Common Emitter Amplifier Design Guide
A common emitter amplifier is a useful single transistor voltage amplifier. It inverts the input signal and can provide strong voltage gain. Good design begins with a stable DC operating point. The collector voltage should sit near the middle of the supply range. That position allows the output to swing upward and downward before clipping.
Bias Network Planning
The calculator uses the chosen collector current and voltage targets first. It estimates emitter voltage from the selected emitter percentage. Then it finds emitter resistance, collector resistance, and divider values. The divider current factor keeps base current from moving the bias too much. A larger factor gives stronger stability, but it wastes more current.
Small Signal Gain
The small signal emitter resistance is based on thermal voltage.

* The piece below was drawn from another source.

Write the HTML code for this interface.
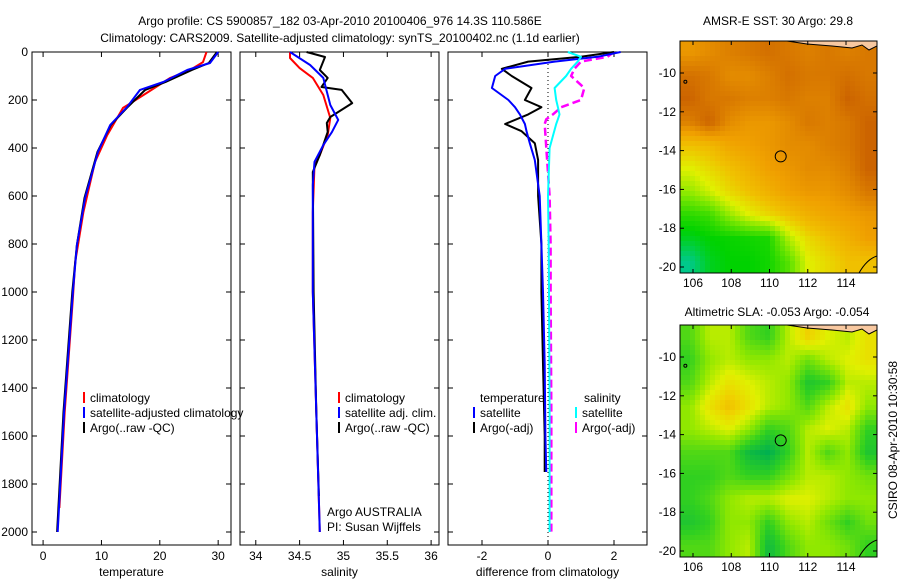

At room temperature, the value is about 26 millivolts divided by emitter current. The collector resistor and external load create an effective collector load. Voltage gain is estimated from that load and the active emitter resistance. Leaving some emitter resistance unbypassed lowers gain. It also improves linearity and temperature behavior.
Capacitors and Frequency
Coupling capacitors block DC and pass AC. Their values depend on the selected low cutoff frequency. The input capacitor works with the amplifier input resistance. The output capacitor works with output resistance and load resistance. The emitter bypass capacitor reduces AC feedback around the emitter resistor. A larger bypass capacitor gives more gain at low frequencies.
Common Design Choices
Choose a collector current that suits the signal level and load. Small signal stages use modest current for low heat. Higher current can drive lower loads. Keep the collector resistor large enough for gain. Keep enough voltage across the transistor for output swing.
Practical Checks
Power dissipation matters in every design. The calculator estimates transistor power from collector emitter voltage and collector current. It also estimates resistor power for safer part selection. The result includes headroom, impedance, gain, and approximate signal limits. These values are design estimates. Real circuits need device datasheets, tolerance checks, and testing. Use standard resistor and capacitor values after reviewing the calculated numbers. Measure the finished circuit with a meter and oscilloscope. Adjust the bias when the real collector voltage differs from the target.